Researchers looked at a subset of 9,922 women from among the more than 27,000 who had participated in WHI hormone therapy clinical trials. They wondered whether women who are more genetically susceptible to fractures could benefit from hormone therapy.
"This is important because, as previous WHI studies have identified, there are risks and benefits with hormone therapy," Ochs-Balcom said. "This is where precision or personalized medicine comes in -- the attempt to get the right drugs to the right person to ensure the most benefit and least harm."
As women age, their bone mineral density (BMD) decreases, leaving them at greater risk of breaking bones from falling, which also increases as they age. But some women also are more genetically prone to fractures. "Our study represents a first look at how inherited predisposition to fracture is related to hormone therapy use," said Ochs-Balcom, who also holds a faculty appointment in the Department of Genetics, Genomics and Bioinformatics in UB's Jacobs School of Medicine and Biomedical Sciences.
Wang notes that "further studies on gene-therapy interaction are warranted to evaluate the advantages of targeted interventions based on genetic profile." The research team is currently analyzing other gene-environment interactions and recently published another paper on the association of calcium plus vitamin D supplementation and genetic risk of fracture.
In addition to Wang and Ochs-Balcom, other UB co-authors include Jean Wactawski-Wende, dean of the School of Public Health and Health Professions and SUNY Distinguished Professor and professor of epidemiology and environmental health; and Leah Preus, Kathleen Hovey and Jing Nie from the School of Public Health and Health Professions.
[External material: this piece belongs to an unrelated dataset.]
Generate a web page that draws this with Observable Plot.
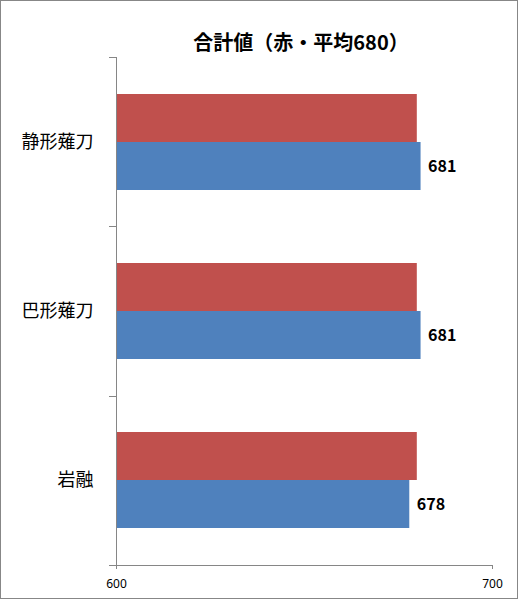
<!DOCTYPE html>
<html>
<head>
<meta charset="utf-8">
<script src="https://cdn.jsdelivr.net/npm/d3@7"></script>
<script src="https://cdn.jsdelivr.net/npm/@observablehq/plot@0.6"></script>
<style>
  html, body { margin: 0; padding: 0; background: #fff; }
  #chart {
    position: relative;
    width: 516px; height: 597px;
    border: 1px solid #878787;
    background: #fff;
    font-family: 'Noto Sans CJK JP', sans-serif;
  }
  #title {
    height: 55px;
    box-sizing: border-box;
    padding-top: 30px;
    padding-left: 84px;
    text-align: center;
    font-size: 20px;
    line-height: 21px;
    font-weight: bold;
    color: #000;
  }
  svg { display: block; }
</style>
</head>
<body>
<div id="chart"><div id="title"></div></div>
<script>
const title = "合計値（赤・平均680）";
const categories = ["静形薙刀", "巴形薙刀", "岩融"];
const redValues = [680, 680, 680];
const blueValues = [681, 681, 678];
const xTicks = [600, 700];

const red = categories.map((c, i) => ({category: c, value: redValues[i]}));
const blue = categories.map((c, i) => ({category: c, value: blueValues[i]}));

document.getElementById("title").textContent = title;

const axisColor = "#868686";

const plot = Plot.plot({
  width: 516,
  height: 541,
  marginLeft: 115,
  marginRight: 25,
  marginTop: 1,
  marginBottom: 32,
  style: {fontFamily: "'Noto Sans CJK JP', sans-serif", fontSize: "12px", color: "#000", background: "#fff"},
  x: {domain: [600, 700], clamp: true},
  y: {domain: categories, paddingInner: 0.431, paddingOuter: 0.2155, align: 0.5},
  marks: [
    Plot.barX(red, {x: "value", y: "category", fill: "#C0504D", insetBottom: 48}),
    Plot.barX(blue, {x: "value", y: "category", fill: "#4F81BD", insetTop: 48}),
    Plot.text(blue, {x: "value", y: "category", text: d => String(d.value), dy: 24, dx: 7,
      textAnchor: "start", fontWeight: "bold", fontSize: 16, fill: "#000"}),
    Plot.ruleX([600], {stroke: axisColor}),
    Plot.axisX({ticks: xTicks, tickSize: 4, tickPadding: 10, stroke: axisColor, fill: "#000",
      fontFamily: "'Noto Sans', sans-serif", fontSize: 12, label: null}),
    Plot.axisY({tickSize: 0, tickPadding: 23, fontSize: 18, fill: "#000", label: null})
  ]
});

// axis line along the bottom and category boundary ticks, placed from the plot's scales
const xs = plot.scale("x");
const ys = plot.scale("y");
const x0 = xs.range[0], x1 = xs.range[1];
const yTop = ys.range[0], yBot = ys.range[1];
const step = (yBot - yTop) / categories.length;
const svg = d3.select(plot);
svg.append("line")
  .attr("x1", x0 - 7).attr("x2", x1 + 0.5)
  .attr("y1", yBot + 0.5).attr("y2", yBot + 0.5)
  .attr("stroke", axisColor);
for (let i = 0; i < categories.length; i++) {
  const yy = Math.round(yTop + i * step) + 0.5;
  svg.append("line")
    .attr("x1", x0 - 7).attr("x2", x0)
    .attr("y1", yy).attr("y2", yy)
    .attr("stroke", axisColor);
}
document.getElementById("chart").appendChild(plot);
</script>
</body>
</html>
Additional co-authors include Lara Sucheston-Campbell, Rebecca Jackson and Samuel Handelman, The Ohio State University; Rami Nassir, University of California, Davis; and Carolyn Crandall, University of California, Los Angeles.
The Women's Health Initiative began in 1991 and consisted of a set of clinical trials and an observational study. Combined, they included more than 161,000 generally healthy postmenopausal women aged 50 to 79.
One of 40 WHI centers nationwide, the University at Buffalo serves as the Northeast Regional Center, managing data collection and scientific coordination among nine WHI-affiliated institutions in the mid-Atlantic and Northeast regions. UB has received WHI extension funding to conduct follow-up studies on the original participants, many of whom are now between ages 67 and 100.